Furthermore, the present invention provides a second spark plug for an internal combustion engine comprising a center electrode and a ground electrode disposed in an opposed relationship, and an iridium alloy firing tip provided on at least one of opposing portions of said electrodes. The iridium alloy firing tip comprises a stem and a head. The firing tip head is integrally formed from one end of the stem with a diameter of the head larger than a diameter of the stem. A distal end of the firing tip stem is opposed to an opponent electrode. The firing tip head is placed in a hole formed in the opposing portion of the electrode. The head has a maximum diameter portion positioned in the hole. The opposing portion of the electrode is caulked so that a base end of the stem extending from the maximum diameter portion is wrapped or surrounded by an inside wall of the hole.

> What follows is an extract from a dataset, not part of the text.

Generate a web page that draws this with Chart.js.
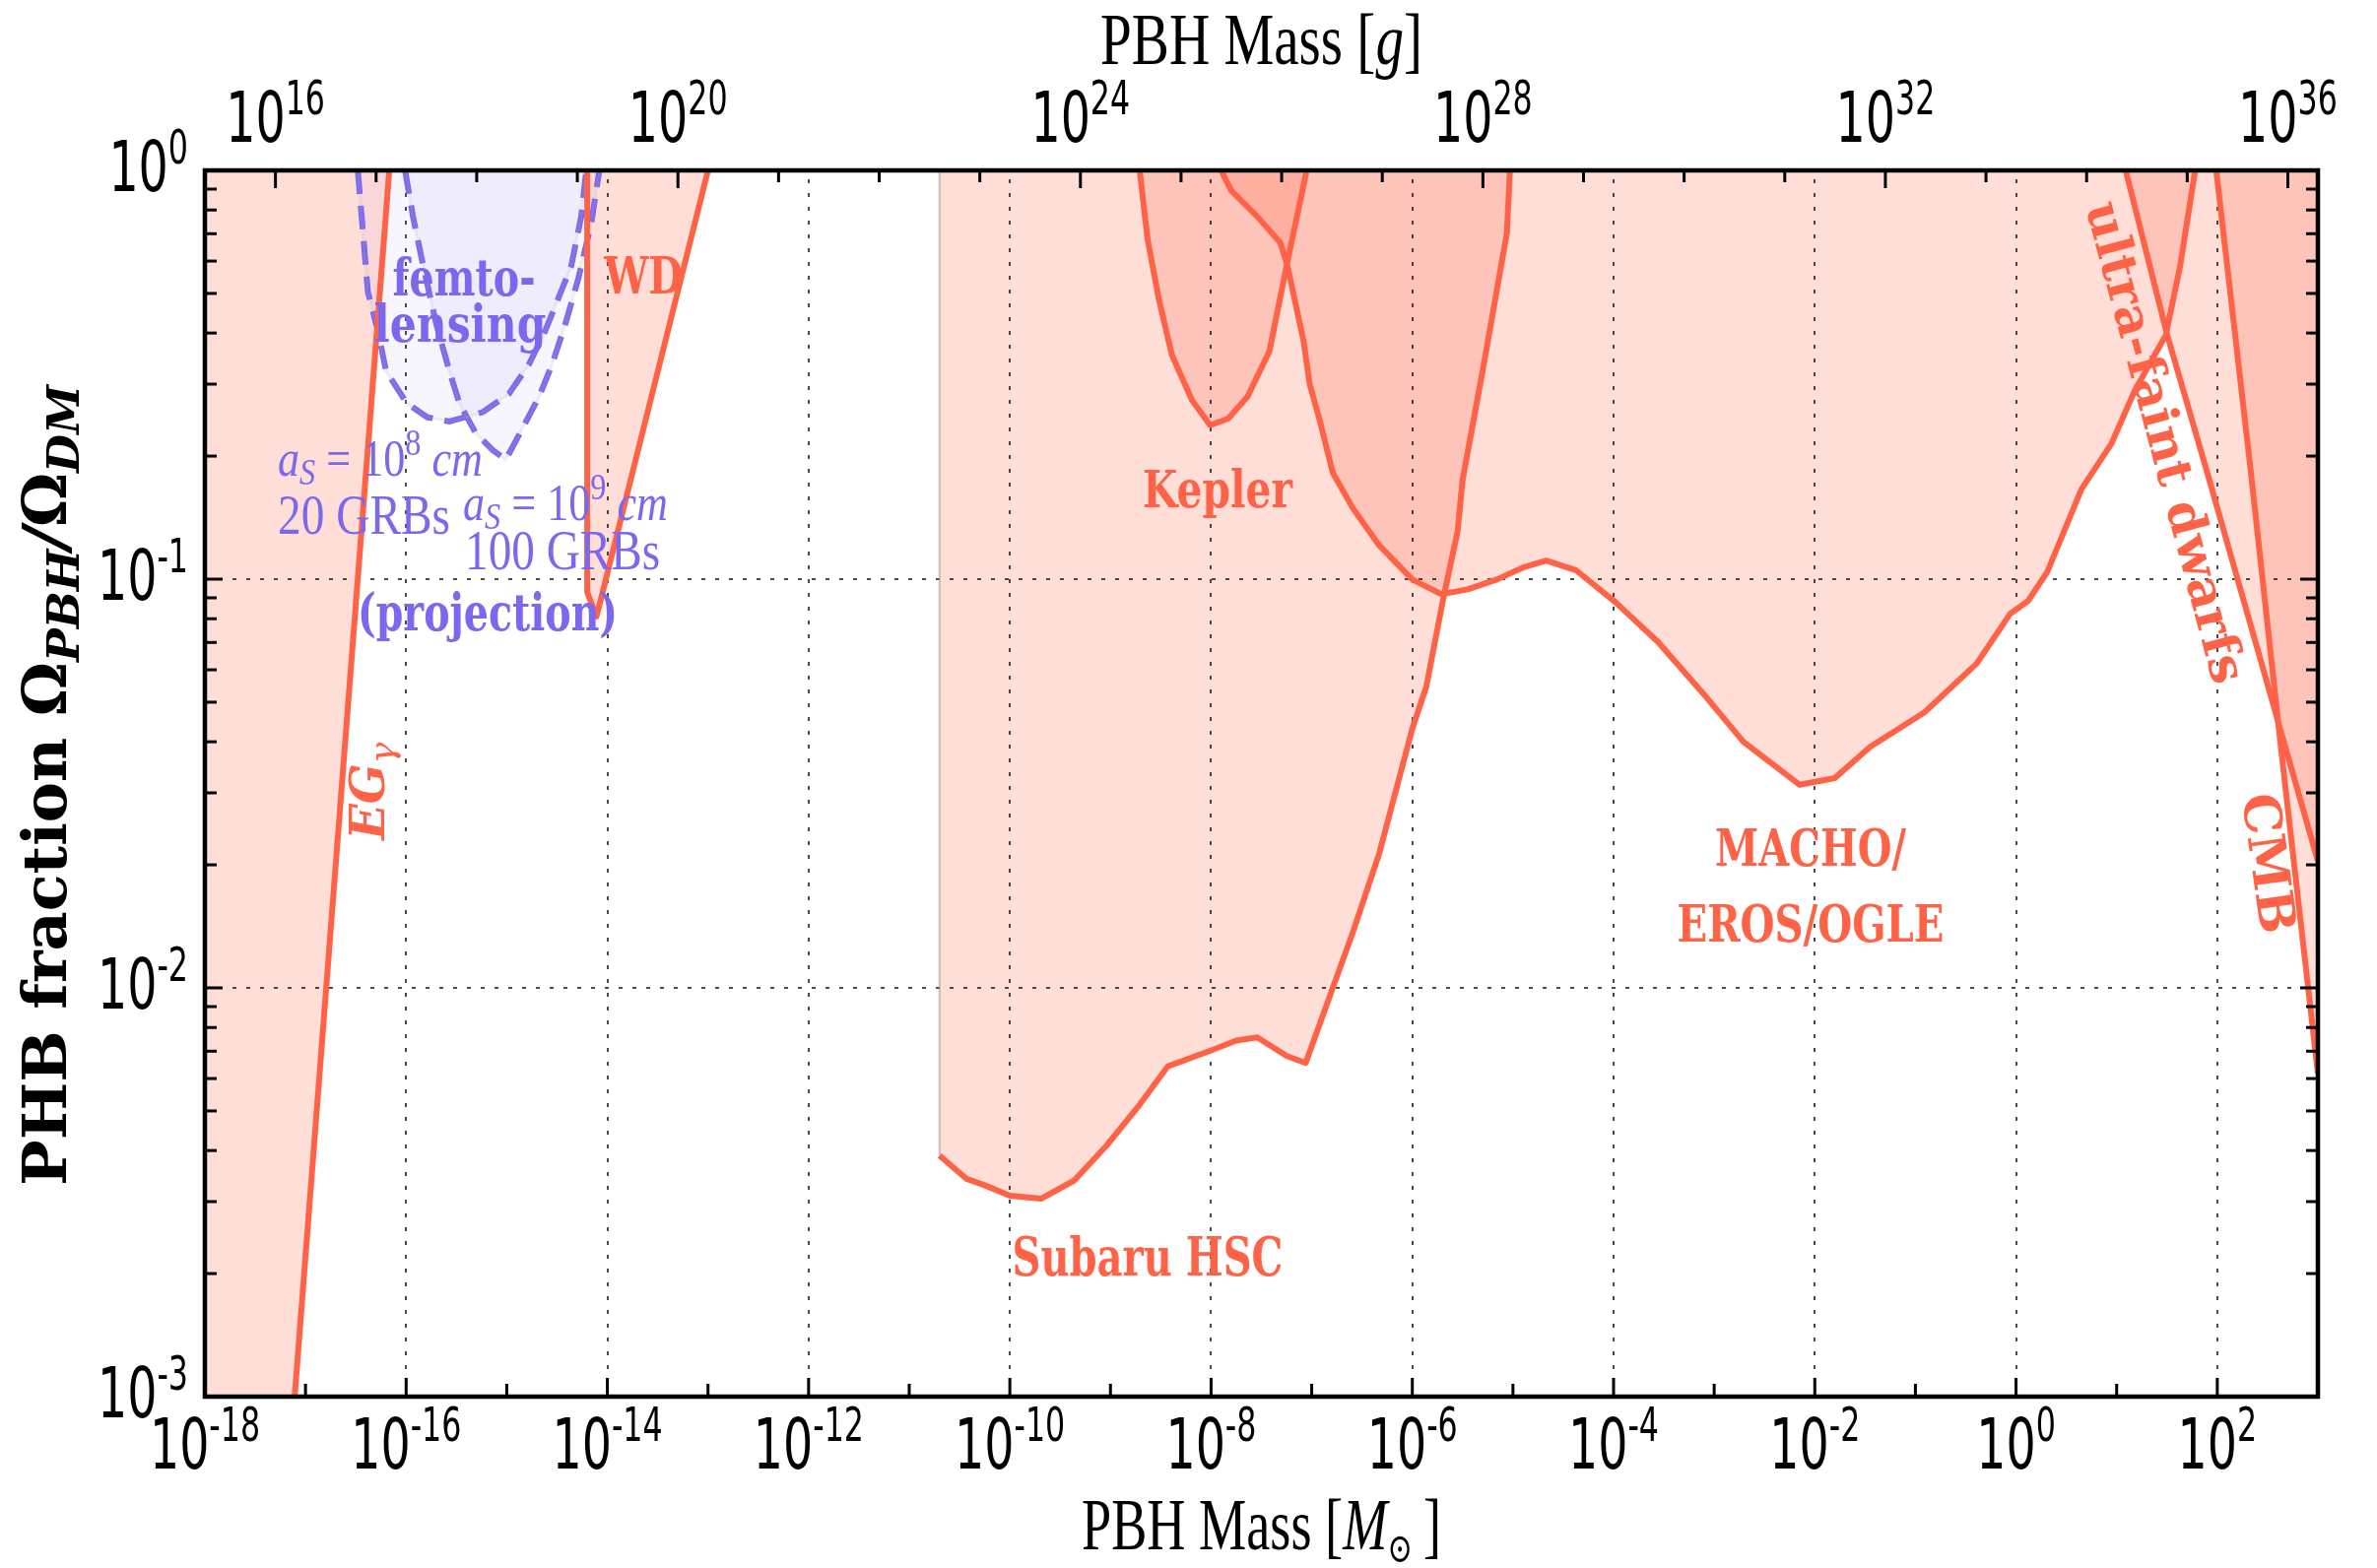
<!DOCTYPE html>
<html>
<head>
<meta charset="utf-8">
<title>PBH abundance constraints</title>
<script src="https://cdn.jsdelivr.net/npm/chart.js@4.4.1/dist/chart.umd.min.js"></script>
<style>
  html, body { margin: 0; padding: 0; background: #ffffff; }
  #wrap { width: 2413px; height: 1592px; }
  canvas { display: block; }
</style>
</head>
<body>
<div id="wrap"><canvas id="chart" width="2413" height="1592"></canvas></div>
<script>
// ---- axis ranges and ticks -------------------------------------------------
const massRange = [1e-18, 1e3];          // PBH mass in solar masses
const fracRange = [1e-3, 1];             // f = Omega_PBH / Omega_DM
const MSUN_IN_G = 1.989e33;              // grams per solar mass (top axis)

const massTickExps  = [-18,-17,-16,-15,-14,-13,-12,-11,-10,-9,-8,-7,-6,-5,-4,-3,-2,-1,0,1,2];
const massLabelExps = [-18,-16,-14,-12,-10,-8,-6,-4,-2,0,2];
const massGridExps  = [-16,-14,-12,-10,-8,-6,-4,-2,0,2];
const gramTickExps  = [16,17,18,19,20,21,22,23,24,25,26,27,28,29,30,31,32,33,34,35,36];
const gramLabelExps = [16,20,24,28,32,36];
const fracTickExps  = [-3,-2,-1,0];
const fracMinorMult = [2,3,4,5,6,7,8,9];
const fracGridExps  = [-2,-1];

// ---- constraint curves (mass in M_sun, fraction f) -------------------------
// extragalactic gamma rays (excluded to the left of the line)
const egMass = [7.8e-18, 6.8e-17];
const egFrac = [1e-3, 1];

// white dwarfs
const wdMass = [6.3e-15, 6.3e-15, 7.8e-15, 1.0e-13];
const wdFrac = [1, 0.093, 0.081, 1];

// femtolensing projections
const femtoAMass = [3.31e-17, 4.17e-17, 5.25e-17, 6.31e-17, 1.02e-16, 1.62e-16, 2.69e-16, 5.75e-16,
                    1.05e-15, 1.66e-15, 2.40e-15, 3.24e-15, 4.37e-15, 5.50e-15, 6.17e-15];
const femtoAFrac = [1, 0.504, 0.404, 0.323, 0.269, 0.249, 0.243, 0.256,
                    0.284, 0.335, 0.404, 0.485, 0.583, 0.771, 1];
const femtoBMass = [9.77e-17, 1.17e-16, 1.48e-16, 2.00e-16, 2.69e-16, 3.39e-16, 4.90e-16, 7.24e-16,
                    9.77e-16, 1.41e-15, 2.09e-15, 2.82e-15, 3.80e-15, 5.13e-15, 6.92e-15, 8.32e-15];
const femtoBFrac = [1, 0.771, 0.583, 0.419, 0.323, 0.269, 0.228, 0.207,
                    0.196, 0.232, 0.279, 0.335, 0.419, 0.542, 0.743, 1];

// Subaru HSC microlensing
const hscMass = [2.00e-11, 3.72e-11, 5.62e-11, 1.00e-10, 2.04e-10, 4.37e-10, 9.12e-10, 1.95e-9,
                 3.72e-9, 1.00e-8, 1.78e-8, 2.88e-8, 5.62e-8, 8.71e-8, 2.57e-7, 4.68e-7,
                 1.00e-6, 1.38e-6, 2.04e-6, 2.82e-6, 3.16e-6, 5.13e-6, 8.71e-6, 9.33e-6];
const hscFrac = [3.89e-3, 3.41e-3, 3.29e-3, 3.10e-3, 3.05e-3, 3.38e-3, 4.11e-3, 5.18e-3,
                 6.43e-3, 7.03e-3, 7.43e-3, 7.57e-3, 6.82e-3, 6.55e-3, 1.37e-2, 2.13e-2,
                 4.31e-2, 5.47e-2, 9.02e-2, 0.131, 0.175, 0.335, 0.703, 1];

// Kepler
const keplerMass = [1.95e-9, 2.34e-9, 3.02e-9, 4.07e-9, 6.46e-9, 9.77e-9, 1.48e-8, 2.29e-8, 3.80e-8, 5.62e-8, 8.91e-8];
const keplerFrac = [1, 0.678, 0.485, 0.354, 0.274, 0.238, 0.247, 0.279, 0.361, 0.583, 1];

// MACHO / EROS / OGLE
const machoMass = [1.26e-8, 1.58e-8, 2.88e-8, 4.90e-8, 5.75e-8, 8.32e-8, 9.55e-8, 1.20e-7, 1.62e-7,
                   2.57e-7, 4.68e-7, 1.00e-6, 1.95e-6, 3.55e-6, 6.92e-6, 1.29e-5, 2.14e-5, 4.27e-5,
                   1.05e-4, 2.75e-4, 7.94e-4, 1.95e-3, 7.08e-3, 1.58e-2, 3.55e-2, 0.123, 0.407,
                   0.871, 1.32, 2.04, 4.47, 8.91, 15.1, 30.9, 42.7, 60.3];
const machoFrac = [1, 0.893, 0.771, 0.664, 0.583, 0.381, 0.300, 0.245, 0.182,
                   0.149, 0.121, 0.0998, 0.0918, 0.0944, 0.0998, 0.107, 0.111, 0.105,
                   0.0877, 0.0703, 0.0522, 0.0400, 0.0314, 0.0326, 0.0389, 0.0472, 0.0622,
                   0.0822, 0.0885, 0.104, 0.166, 0.215, 0.289, 0.396, 0.583, 1];

// ultra-faint dwarfs
const ufdMass = [12.3, 31.6, 77.6, 1000];
const ufdFrac = [1, 0.398, 0.186, 0.0204];

// CMB accretion
const cmbMass = [97.7, 214, 437, 1000];
const cmbFrac = [1, 0.186, 0.0372, 0.00617];

// ---- styling -----------------------------------------------------------------
const TOMATO = '#ff6347';
const PINK = 'rgba(255,99,71,0.21)';
const LAV = '#7b68ee';
const LAV_FILL = 'rgba(123,104,238,0.06)';
const LINE_W = 6;

const pts = (xs, ys) => xs.map((v, i) => ({ x: v, y: ys[i] }));

function region(xs, ys, extra) {
  return Object.assign({
    data: pts(xs, ys), fill: 'end', backgroundColor: PINK,
    borderColor: TOMATO, borderWidth: LINE_W, borderJoinStyle: 'round', pointRadius: 0, clip: 0
  }, extra || {});
}

const datasets = [
  // gamma-ray fill reaches the left edge of the plot
  { data: [{ x: massRange[0], y: fracRange[0] }].concat(pts(egMass, egFrac)), fill: 'end',
    backgroundColor: PINK, borderWidth: 0, pointRadius: 0 },
  region(egMass, egFrac, { fill: false }),
  region(wdMass, wdFrac),
  region(hscMass, hscFrac),
  { data: [{ x: hscMass[0], y: hscFrac[0] }, { x: hscMass[0], y: fracRange[1] }], fill: false,
    borderColor: 'rgba(150,150,150,0.55)', borderWidth: 2, pointRadius: 0 },
  region(keplerMass, keplerFrac),
  region(machoMass, machoFrac),
  region(ufdMass, ufdFrac),
  region(cmbMass, cmbFrac),
  // femtolensing projections
  { data: pts(femtoAMass, femtoAFrac), fill: 'end', backgroundColor: LAV_FILL,
    borderColor: 'rgba(170,170,185,0.18)', borderWidth: 3, pointRadius: 0, clip: 0 },
  { data: pts(femtoBMass, femtoBFrac), fill: 'end', backgroundColor: LAV_FILL,
    borderColor: 'rgba(170,170,185,0.18)', borderWidth: 3, pointRadius: 0, clip: 0 },
  { data: pts(femtoAMass, femtoAFrac), fill: false, borderColor: LAV, borderWidth: LINE_W,
    borderDash: [24, 12], pointRadius: 0, clip: 0 },
  { data: pts(femtoBMass, femtoBFrac), fill: false, borderColor: LAV, borderWidth: LINE_W,
    borderDash: [24, 12], pointRadius: 0, clip: 0 }
];

// ---- text helpers -------------------------------------------------------------
const TICK_FONT = '72px "DejaVu Sans"';
const TICK_SUP = '48px "DejaVu Sans"';
const SERIF = '"Liberation Serif"';
const B52 = 'bold 52px "DejaVu Serif"';

// runs: [text, font, dy]
function drawRich(ctx, runs, x, y, o) {
  ctx.save();
  let total = 0;
  const widths = runs.map(r => { ctx.font = r[1]; const w = ctx.measureText(r[0]).width; total += w; return w; });
  const sx = o.w ? o.w / total : (o.sx || 1);
  ctx.translate(x, y);
  if (o.rot) ctx.rotate(o.rot * Math.PI / 180);
  ctx.scale(sx, 1);
  let cx = o.align === 'left' ? 0 : o.align === 'right' ? -total : -total / 2;
  ctx.fillStyle = o.color || '#000';
  ctx.textAlign = 'left';
  ctx.textBaseline = o.baseline || 'alphabetic';
  runs.forEach((r, i) => { ctx.font = r[1]; ctx.fillText(r[0], cx, r[2] || 0); cx += widths[i]; });
  ctx.restore();
}

const aS = p => [['a', 'italic 52px ' + SERIF], ['S', 'italic 38px ' + SERIF, 9],
                 [' = 10', '52px ' + SERIF], [p, '38px ' + SERIF, -21], [' cm', 'italic 52px ' + SERIF]];

const plotLabels = [
  { runs: [['femto-', B52]], at: [3.76e-16, 0.494], color: LAV, w: 145 },
  { runs: [['lensing', B52]], at: [3.43e-16, 0.381], color: LAV, w: 175 },
  { runs: [['(projection)', B52]], at: [6.46e-16, 0.0749], color: LAV, w: 264 },
  { runs: aS('8'), at: [5.30e-18, 0.179], align: 'left', color: LAV, w: 208 },
  { runs: [['20 GRBs', '58px ' + SERIF]], at: [5.30e-18, 0.129], align: 'left', color: LAV, w: 175 },
  { runs: aS('9'), at: [3.67e-16, 0.1395], align: 'left', color: LAV, w: 208 },
  { runs: [['100 GRBs', '58px ' + SERIF]], at: [3.85e-16, 0.1057], align: 'left', color: LAV, w: 198 },
  { runs: [['WD', B52]], at: [2.28e-14, 0.50], color: TOMATO, w: 80 },
  { runs: [['Kepler', B52]], at: [1.16e-8, 0.150], color: TOMATO, w: 152 },
  { runs: [['Subaru HSC', 'bold 55px "DejaVu Serif"']], at: [2.34e-9, 1.98e-3], color: TOMATO, w: 275 },
  { runs: [['MACHO/', B52]], at: [9.08e-3, 0.0199], color: TOMATO, w: 194 },
  { runs: [['EROS/OGLE', B52]], at: [9.08e-3, 0.0130], color: TOMATO, w: 271 },
  { runs: [['EG', 'italic bold 48px "DejaVu Serif"'], ['\u03b3', 'italic 36px "DejaVu Serif"', 10]],
    at: [6.05e-17, 0.0303], rot: -90, color: TOMATO },
  { runs: [['ultra-faint dwarfs', 'bold 51px "DejaVu Serif"']], at: [28.4, 0.215], rot: 75,
    baseline: 'middle', color: TOMATO },
  { runs: [['CMB', 'bold 52px "DejaVu Serif"']], at: [297, 0.0201], rot: 82,
    baseline: 'middle', color: TOMATO }
];

const powLabel = e => [['10', TICK_FONT], [String(e), TICK_SUP, -28]];

// ---- frame, grid, ticks and text ----------------------------------------------
const framePlugin = {
  id: 'frame',
  beforeDatasetsDraw(chart) {
    const { ctx, chartArea: a, scales: { x, y } } = chart;
    ctx.save();
    ctx.strokeStyle = 'rgba(30,30,30,0.8)';
    ctx.lineWidth = 2;
    ctx.setLineDash([4, 10]);
    massGridExps.forEach(e => {
      const px = Math.round(x.getPixelForValue(Math.pow(10, e)));
      ctx.beginPath(); ctx.moveTo(px, a.bottom); ctx.lineTo(px, a.top); ctx.stroke();
    });
    fracGridExps.forEach(e => {
      const py = Math.round(y.getPixelForValue(Math.pow(10, e)));
      ctx.beginPath(); ctx.moveTo(a.left, py); ctx.lineTo(a.right, py); ctx.stroke();
    });
    ctx.restore();
  },
  afterDatasetsDraw(chart) {
    const { ctx, chartArea: a, scales: { x, y } } = chart;

    plotLabels.forEach(L => {
      drawRich(ctx, L.runs, x.getPixelForValue(L.at[0]), y.getPixelForValue(L.at[1]),
        { align: L.align || 'center', w: L.w, rot: L.rot, color: L.color, baseline: L.baseline });
    });

    ctx.save();
    ctx.strokeStyle = '#000';
    ctx.setLineDash([]);
    ctx.lineWidth = 4.5;
    ctx.strokeRect(a.left, a.top, a.right - a.left, a.bottom - a.top);

    ctx.lineWidth = 3;
    const seg = (x1, y1, x2, y2) => { ctx.beginPath(); ctx.moveTo(x1, y1); ctx.lineTo(x2, y2); ctx.stroke(); };
    massTickExps.forEach(e => {
      const px = x.getPixelForValue(Math.pow(10, e));
      if (px <= a.left + 1) return;
      seg(px, a.bottom, px, a.bottom - (massLabelExps.includes(e) ? 19 : 13));
    });
    gramTickExps.forEach(e => {
      const px = x.getPixelForValue(Math.pow(10, e) / MSUN_IN_G);
      if (px <= a.left + 1 || px >= a.right - 1) return;
      seg(px, a.top, px, a.top + (gramLabelExps.includes(e) ? 18 : 12));
    });
    fracTickExps.forEach(e => {
      const py = y.getPixelForValue(Math.pow(10, e));
      seg(a.left, py, a.left + 18, py);
      seg(a.right, py, a.right - 18, py);
      if (e < 0) fracMinorMult.forEach(m => {
        const pm = y.getPixelForValue(m * Math.pow(10, e));
        seg(a.left, pm, a.left + 12, pm);
        seg(a.right, pm, a.right - 12, pm);
      });
    });
    ctx.restore();

    // tick labels
    massLabelExps.forEach(e => drawRich(ctx, powLabel(e), x.getPixelForValue(Math.pow(10, e)), a.bottom + 73,
      { align: 'center', sx: 0.66 }));
    gramLabelExps.forEach(e => drawRich(ctx, powLabel(e), x.getPixelForValue(Math.pow(10, e) / MSUN_IN_G), a.top - 29,
      { align: 'center', sx: 0.66 }));
    fracTickExps.forEach(e => drawRich(ctx, powLabel(e), a.left - 17, y.getPixelForValue(Math.pow(10, e)) + 21,
      { align: 'right', sx: 0.66 }));

    // axis titles
    const cxMid = (a.left + a.right) / 2;
    drawRich(ctx, [['PBH Mass [', '75px ' + SERIF], ['g', 'italic 75px ' + SERIF], [']', '75px ' + SERIF]],
      cxMid, a.top - 108, { align: 'center', w: 327 });
    drawRich(ctx, [['PBH Mass [', '74px ' + SERIF], ['M', 'italic 74px ' + SERIF],
                   ['\u2299', '42px "DejaVu Serif"', 13], ['\u2009]', '74px ' + SERIF]],
      cxMid, a.bottom + 155, { align: 'center', w: 365 });
    drawRich(ctx, [['PHB fraction ', 'bold 62px "DejaVu Serif"'], ['\u03a9', 'bold 62px "DejaVu Serif"'],
                   ['PBH', 'italic bold 45px "DejaVu Serif"', 13], ['/', 'italic bold 62px "DejaVu Serif"'],
                   ['\u03a9', 'bold 62px "DejaVu Serif"'], ['DM', 'italic bold 45px "DejaVu Serif"', 13]],
      a.left - 141, (a.top + a.bottom) / 2 + 2, { align: 'center', rot: -90 });
  }
};

new Chart(document.getElementById('chart'), {
  type: 'line',
  data: { datasets },
  options: {
    responsive: false,
    animation: false,
    devicePixelRatio: 1,
    layout: { padding: { left: 208, right: 60, top: 173, bottom: 174 } },
    scales: {
      x: { type: 'logarithmic', min: massRange[0], max: massRange[1], display: false },
      y: { type: 'logarithmic', min: fracRange[0], max: fracRange[1], display: false }
    },
    elements: { line: { tension: 0 }, point: { radius: 0 } },
    plugins: {
      legend: { display: false },
      tooltip: { enabled: false },
      filler: { drawTime: 'beforeDatasetsDraw' }
    }
  },
  plugins: [framePlugin]
});
</script>
</body>
</html>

According to the second spark plug of this present invention, the firing tip head is securely fixed in the hole with the maximum diameter portion placed in the hole and the stem surrounded by the deformed inside wall of the hole. Accordingly, it becomes possible to securely fix the Ir alloy firing tip to the opposing portion of the electrode in a hooked condition, thereby effectively preventing the Ir alloy firing tip from being mechanically pulled out of the opposing portion of the electrode. Thus, according to the second spark plug of the present invention, it becomes possible to effectively fixing the Ir alloy firing tip to the electrode based on low-cost caulking operation.
Furthermore, the present invention provides a third spark plug for an internal combustion engine comprising a center electrode and a ground electrode disposed in an opposed relationship, and an iridium alloy firing tip provided on an opposing portion of said ground electrode. The iridium alloy firing tip is provided on an opposing portion of the ground electrode. The iridium alloy firing tip comprises a stem and two heads formed at both ends of this stem, with a diameter of each head larger than a diameter of the stem. A through-hole, provided on the opposing portion of the electrode, accommodates the stem. Two heads are fixed to the opposing portion of the electrode so as to close each end of the through-hole.
According to the third spark plug of this present invention, the heads are fixed to the opposing portion of the electrode so as to close the both ends of the through-hole. Thus, it becomes possible to securely fix the Ir alloy firing tip to the opposing portion of the electrode in a hooked condition, thereby effectively preventing the Ir alloy firing tip from being mechanically pulled out of the opposing portion of the electrode. This arrangement can be easily realized, for example, by inserting an Ir alloy tip rod into a through-hole and deforming a protruding portion of the tip rod to form the firing tip head. Thus, according to the third spark plug of the present invention, it becomes possible to effectively fixing the Ir alloy firing tip to the opposing portion of the electrode based on low-cost operation.
According to the present invention, the iridium alloy firing tip chiefly contains iridium with at least one additive selected from the group consisting of rhodium (Rh), platinum (Pt), ruthenium (Ru), palladium (Pd) and tungsten (W).